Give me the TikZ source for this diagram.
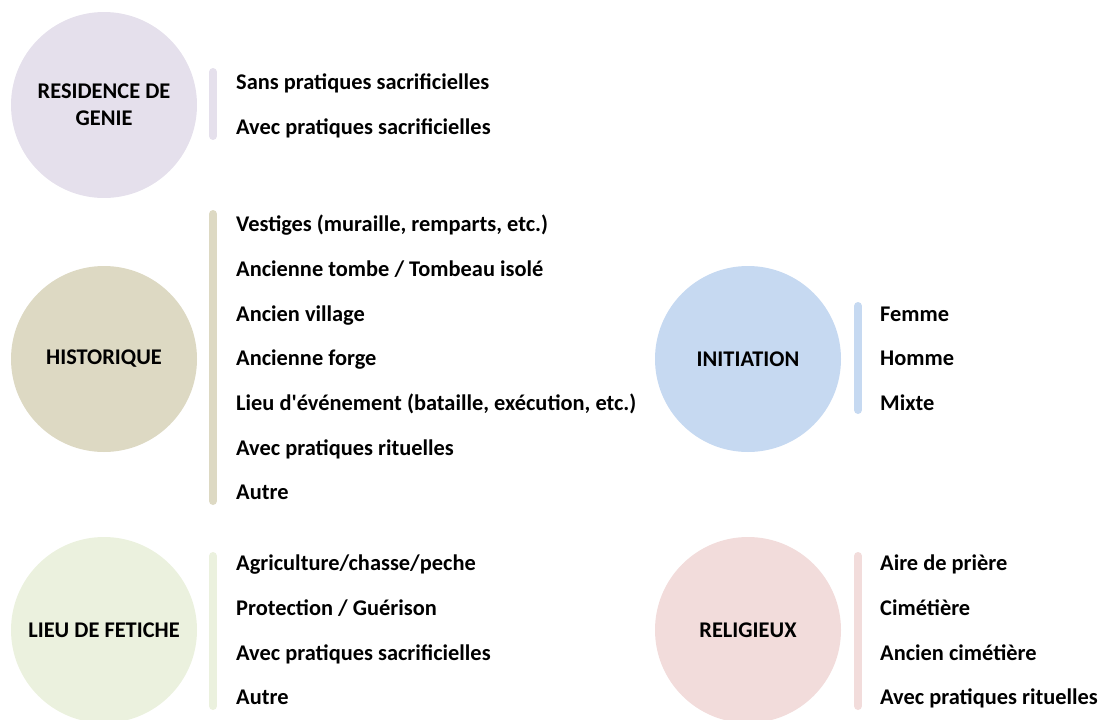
\documentclass[tikz,border=0pt]{standalone}
\usepackage{fontspec}
\setmainfont{Carlito}[Ligatures=TeXOff]
\definecolor{cpurple}{HTML}{E5E0EC}
\definecolor{ctan}{HTML}{DDD9C3}
\definecolor{cblue}{HTML}{C6D9F1}
\definecolor{cgreen}{HTML}{EBF1DE}
\definecolor{cred}{HTML}{F2DCDB}
\begin{document}
\begin{tikzpicture}[x=1pt,y=-1pt,
  cat/.style={circle,minimum size=186pt,inner sep=0pt,align=center,
    font=\bfseries\fontsize{22.4}{27}\selectfont},
  item/.style={anchor=base west,inner sep=0pt,font=\bfseries\fontsize{22.4}{26}\selectfont},
  bar/.style={line width=8pt,line cap=round}]
\useasboundingbox (0,0) rectangle (1101,720);
% circles
\node[cat,fill=cpurple] (res) at (104,105) {RESIDENCE DE\\GENIE};
\node[cat,fill=ctan] (his) at (104,359) {HISTORIQUE};
\node[cat,fill=cgreen] (fet) at (104,630) {LIEU DE FETICHE};
\node[cat,fill=cblue] (ini) at (748,359) {INITIATION};
\node[cat,fill=cred] (rel) at (748,630) {RELIGIEUX};
% bars
\draw[bar,cpurple] (213,72) -- (213,136);
\draw[bar,ctan] (213,214) -- (213,501);
\draw[bar,cgreen] (213,556) -- (213,706);
\draw[bar,cblue] (858,306) -- (858,410);
\draw[bar,cred] (858,556) -- (858,706);
% items
\node[item] (r1) at (236,89) {Sans pratiques sacrificielles};
\node[item] (r2) at (236,134) {Avec pratiques sacrificielles};
\node[item] (h1) at (236,231) {Vestiges (muraille, remparts, etc.)};
\node[item] (h2) at (236,276) {Ancienne tombe / Tombeau isolé};
\node[item] (h3) at (236,321) {Ancien village};
\node[item] (h4) at (236,365) {Ancienne forge};
\node[item] (h5) at (236,410) {Lieu d'événement (bataille, exécution, etc.)};
\node[item] (h6) at (236,455) {Avec pratiques rituelles};
\node[item] (h7) at (236,499) {Autre};
\node[item] (f1) at (236,570) {Agriculture/chasse/peche};
\node[item] (f2) at (236,615) {Protection / Guérison};
\node[item] (f3) at (236,660) {Avec pratiques sacrificielles};
\node[item] (f4) at (236,704) {Autre};
\node[item] (i1) at (880,321) {Femme};
\node[item] (i2) at (880,365) {Homme};
\node[item] (i3) at (880,410) {Mixte};
\node[item] (g1) at (880,570) {Aire de prière};
\node[item] (g2) at (880,615) {Cimétière};
\node[item] (g3) at (880,660) {Ancien cimétière};
\node[item] (g4) at (880,704) {Avec pratiques rituelles};
\end{tikzpicture}
\end{document}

━━━━━━━━

| Work to do |
All the lines above are to be given again exactly as they read, with the pictures removed.

| Response to this exercise |
Give me the TikZ source for this diagram.
\documentclass[tikz,border=0pt]{standalone}
\usepackage{fontspec}
\setmainfont{Carlito}[Ligatures=TeXOff]
\definecolor{cpurple}{HTML}{E5E0EC}
\definecolor{ctan}{HTML}{DDD9C3}
\definecolor{cblue}{HTML}{C6D9F1}
\definecolor{cgreen}{HTML}{EBF1DE}
\definecolor{cred}{HTML}{F2DCDB}
\begin{document}
\begin{tikzpicture}[x=1pt,y=-1pt,
  cat/.style={circle,minimum size=186pt,inner sep=0pt,align=center,
    font=\bfseries\fontsize{22.4}{27}\selectfont},
  item/.style={anchor=base west,inner sep=0pt,font=\bfseries\fontsize{22.4}{26}\selectfont},
  bar/.style={line width=8pt,line cap=round}]
\useasboundingbox (0,0) rectangle (1101,720);
% circles
\node[cat,fill=cpurple] (res) at (104,105) {RESIDENCE DE\\GENIE};
\node[cat,fill=ctan] (his) at (104,359) {HISTORIQUE};
\node[cat,fill=cgreen] (fet) at (104,630) {LIEU DE FETICHE};
\node[cat,fill=cblue] (ini) at (748,359) {INITIATION};
\node[cat,fill=cred] (rel) at (748,630) {RELIGIEUX};
% bars
\draw[bar,cpurple] (213,72) -- (213,136);
\draw[bar,ctan] (213,214) -- (213,501);
\draw[bar,cgreen] (213,556) -- (213,706);
\draw[bar,cblue] (858,306) -- (858,410);
\draw[bar,cred] (858,556) -- (858,706);
% items
\node[item] (r1) at (236,89) {Sans pratiques sacrificielles};
\node[item] (r2) at (236,134) {Avec pratiques sacrificielles};
\node[item] (h1) at (236,231) {Vestiges (muraille, remparts, etc.)};
\node[item] (h2) at (236,276) {Ancienne tombe / Tombeau isolé};
\node[item] (h3) at (236,321) {Ancien village};
\node[item] (h4) at (236,365) {Ancienne forge};
\node[item] (h5) at (236,410) {Lieu d'événement (bataille, exécution, etc.)};
\node[item] (h6) at (236,455) {Avec pratiques rituelles};
\node[item] (h7) at (236,499) {Autre};
\node[item] (f1) at (236,570) {Agriculture/chasse/peche};
\node[item] (f2) at (236,615) {Protection / Guérison};
\node[item] (f3) at (236,660) {Avec pratiques sacrificielles};
\node[item] (f4) at (236,704) {Autre};
\node[item] (i1) at (880,321) {Femme};
\node[item] (i2) at (880,365) {Homme};
\node[item] (i3) at (880,410) {Mixte};
\node[item] (g1) at (880,570) {Aire de prière};
\node[item] (g2) at (880,615) {Cimétière};
\node[item] (g3) at (880,660) {Ancien cimétière};
\node[item] (g4) at (880,704) {Avec pratiques rituelles};
\end{tikzpicture}
\end{document}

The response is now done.